I'm not necessarily arguing against open access, I just think people haven't fully explored the downsides of moving away from our current system.
(Note that your mathematician gets indirect funding by having access to the university library. As a non-academic, I can use the local college library but must pay access fees for some services that are free to staff and students. At a somewhat further away university library, as a visitor I can read journals online but am not permitted to make copies.)
Nor is our "current system", concentrated as it is in the hands of Elsevier (and its 37% profit on revenue), all that old. Most people outside the big publishing companies didn't fully explore the downsides of moving away from the system we had before the 1980s - or at the least, nothing like the ongoing discussions concerning open access.
I think your post has a bit of confusion, because as far as I know, the platforms themselves are not doing the peer review, they're just hosting the content.
The big complaint about these platforms is that the institutions that send out the papers to these platforms do so completely independent of the authors.
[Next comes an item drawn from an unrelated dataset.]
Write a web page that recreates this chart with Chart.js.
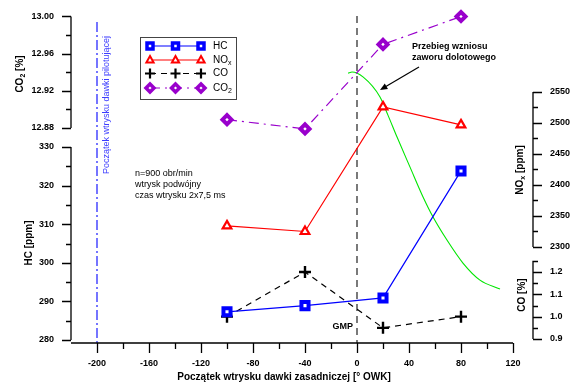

The platforms do not fund the authors, the institutions do, and for whatever reason, the institutions continue to deal with the platforms.
The platforms themselves are quickly becoming irrelevant. Hosting costs are dropping radically, and the curation methods used by the platforms are very out-dated and more focused on anti-piracy techniques instead of making the information they're hosting accessible. The only reason they're staying relevant is due to the requirement that institutions publish to them, it's not as a result of actual service provided.
The current platforms are a legacy item and they are inhibiting research. Like a lot of old legacy services, at a time they made sense, but more and more they don't.
Taypayers, as it is now. The difference is, with parasitic incumbents gone, the price will fall down massively.